Data block.

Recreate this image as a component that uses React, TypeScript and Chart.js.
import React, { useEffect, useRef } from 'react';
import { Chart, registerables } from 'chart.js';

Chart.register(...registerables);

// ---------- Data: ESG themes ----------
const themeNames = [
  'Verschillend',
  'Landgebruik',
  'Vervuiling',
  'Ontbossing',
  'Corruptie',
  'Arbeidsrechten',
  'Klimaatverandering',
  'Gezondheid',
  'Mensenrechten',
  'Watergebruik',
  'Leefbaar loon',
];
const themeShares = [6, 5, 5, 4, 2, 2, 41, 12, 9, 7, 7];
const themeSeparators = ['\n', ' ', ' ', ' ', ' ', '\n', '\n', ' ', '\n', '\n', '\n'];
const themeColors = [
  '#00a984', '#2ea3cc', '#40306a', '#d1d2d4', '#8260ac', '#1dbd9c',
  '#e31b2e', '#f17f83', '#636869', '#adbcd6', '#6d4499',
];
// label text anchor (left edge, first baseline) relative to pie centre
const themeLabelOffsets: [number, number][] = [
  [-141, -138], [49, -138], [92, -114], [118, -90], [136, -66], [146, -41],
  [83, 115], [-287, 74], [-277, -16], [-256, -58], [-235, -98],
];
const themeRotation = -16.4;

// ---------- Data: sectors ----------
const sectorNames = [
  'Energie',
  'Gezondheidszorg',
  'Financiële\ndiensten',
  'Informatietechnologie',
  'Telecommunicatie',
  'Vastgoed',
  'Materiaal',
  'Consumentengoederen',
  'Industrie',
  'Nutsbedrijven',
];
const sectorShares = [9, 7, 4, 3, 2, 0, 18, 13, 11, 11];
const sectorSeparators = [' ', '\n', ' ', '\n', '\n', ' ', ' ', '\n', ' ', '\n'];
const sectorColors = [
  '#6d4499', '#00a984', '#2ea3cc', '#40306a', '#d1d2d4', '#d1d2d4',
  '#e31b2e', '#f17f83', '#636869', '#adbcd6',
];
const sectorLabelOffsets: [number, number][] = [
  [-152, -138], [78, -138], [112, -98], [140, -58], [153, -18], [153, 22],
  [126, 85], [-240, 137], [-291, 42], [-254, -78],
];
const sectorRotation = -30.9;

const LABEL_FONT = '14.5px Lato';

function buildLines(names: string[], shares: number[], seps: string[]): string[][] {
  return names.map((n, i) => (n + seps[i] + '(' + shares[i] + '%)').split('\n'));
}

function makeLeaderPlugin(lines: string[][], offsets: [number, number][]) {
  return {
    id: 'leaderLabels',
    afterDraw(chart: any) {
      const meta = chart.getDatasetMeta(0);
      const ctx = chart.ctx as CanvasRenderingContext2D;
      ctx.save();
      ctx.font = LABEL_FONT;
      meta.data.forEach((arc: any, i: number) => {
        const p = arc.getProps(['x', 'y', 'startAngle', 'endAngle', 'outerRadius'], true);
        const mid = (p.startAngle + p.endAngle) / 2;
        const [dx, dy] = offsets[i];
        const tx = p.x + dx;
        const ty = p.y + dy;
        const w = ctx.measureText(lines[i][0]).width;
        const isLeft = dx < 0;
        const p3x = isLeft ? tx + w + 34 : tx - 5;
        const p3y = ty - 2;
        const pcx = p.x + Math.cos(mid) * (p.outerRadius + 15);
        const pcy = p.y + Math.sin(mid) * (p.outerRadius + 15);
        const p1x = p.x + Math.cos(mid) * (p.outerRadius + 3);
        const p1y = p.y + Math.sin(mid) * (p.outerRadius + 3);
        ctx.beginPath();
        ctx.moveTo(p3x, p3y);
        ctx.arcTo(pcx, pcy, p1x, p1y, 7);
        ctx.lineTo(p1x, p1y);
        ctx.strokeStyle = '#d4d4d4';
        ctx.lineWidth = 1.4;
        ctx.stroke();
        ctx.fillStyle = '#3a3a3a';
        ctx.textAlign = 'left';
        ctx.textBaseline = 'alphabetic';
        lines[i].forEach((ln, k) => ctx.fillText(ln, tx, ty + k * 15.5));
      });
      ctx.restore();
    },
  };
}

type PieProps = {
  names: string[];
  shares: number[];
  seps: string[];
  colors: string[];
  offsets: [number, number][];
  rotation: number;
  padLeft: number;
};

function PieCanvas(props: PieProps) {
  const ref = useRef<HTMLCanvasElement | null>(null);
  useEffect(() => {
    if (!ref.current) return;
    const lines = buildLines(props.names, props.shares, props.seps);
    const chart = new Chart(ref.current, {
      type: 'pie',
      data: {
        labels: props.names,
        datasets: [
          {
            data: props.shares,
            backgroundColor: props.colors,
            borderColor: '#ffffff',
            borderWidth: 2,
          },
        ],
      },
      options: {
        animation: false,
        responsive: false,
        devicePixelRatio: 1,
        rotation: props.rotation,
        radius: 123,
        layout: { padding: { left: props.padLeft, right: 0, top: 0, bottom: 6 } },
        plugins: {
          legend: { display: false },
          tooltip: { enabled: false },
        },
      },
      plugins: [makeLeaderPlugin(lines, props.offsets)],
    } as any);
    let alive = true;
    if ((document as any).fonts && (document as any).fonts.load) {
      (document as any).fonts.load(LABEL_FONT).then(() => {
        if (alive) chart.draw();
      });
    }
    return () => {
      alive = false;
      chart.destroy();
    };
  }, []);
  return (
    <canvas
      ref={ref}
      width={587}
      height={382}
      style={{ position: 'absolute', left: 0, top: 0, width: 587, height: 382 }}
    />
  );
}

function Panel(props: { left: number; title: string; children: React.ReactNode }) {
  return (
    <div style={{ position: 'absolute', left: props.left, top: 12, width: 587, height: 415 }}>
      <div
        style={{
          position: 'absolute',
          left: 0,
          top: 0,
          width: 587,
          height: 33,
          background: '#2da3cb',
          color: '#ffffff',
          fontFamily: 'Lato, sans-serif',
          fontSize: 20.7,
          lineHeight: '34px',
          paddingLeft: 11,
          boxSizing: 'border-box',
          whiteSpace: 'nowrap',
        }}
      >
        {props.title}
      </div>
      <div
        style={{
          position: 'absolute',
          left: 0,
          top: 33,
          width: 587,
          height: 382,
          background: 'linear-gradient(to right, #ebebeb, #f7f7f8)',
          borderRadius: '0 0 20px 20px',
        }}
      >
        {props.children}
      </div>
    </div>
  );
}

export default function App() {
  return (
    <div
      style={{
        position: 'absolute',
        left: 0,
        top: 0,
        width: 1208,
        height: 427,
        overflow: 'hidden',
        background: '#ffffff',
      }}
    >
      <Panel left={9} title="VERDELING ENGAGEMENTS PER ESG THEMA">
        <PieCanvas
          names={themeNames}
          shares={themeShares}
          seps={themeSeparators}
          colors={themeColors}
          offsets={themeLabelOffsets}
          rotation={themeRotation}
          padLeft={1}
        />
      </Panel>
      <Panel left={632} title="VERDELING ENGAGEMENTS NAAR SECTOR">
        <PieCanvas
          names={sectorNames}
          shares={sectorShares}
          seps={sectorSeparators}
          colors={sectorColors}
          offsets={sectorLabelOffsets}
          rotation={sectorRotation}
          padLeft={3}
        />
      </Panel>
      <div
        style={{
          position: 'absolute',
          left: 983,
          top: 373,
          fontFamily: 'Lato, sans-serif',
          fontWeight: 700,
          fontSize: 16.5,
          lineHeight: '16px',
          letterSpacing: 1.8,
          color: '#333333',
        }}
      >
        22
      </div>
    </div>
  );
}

The task. Print only the lines that run from the start of the listing to the line bearing "Chart.register(...registerables);"; please keep the first line and that last one, exactly as they appear.

Task answer.
Recreate this image as a component that uses React, TypeScript and Chart.js.
import React, { useEffect, useRef } from 'react';
import { Chart, registerables } from 'chart.js';

Chart.register(...registerables);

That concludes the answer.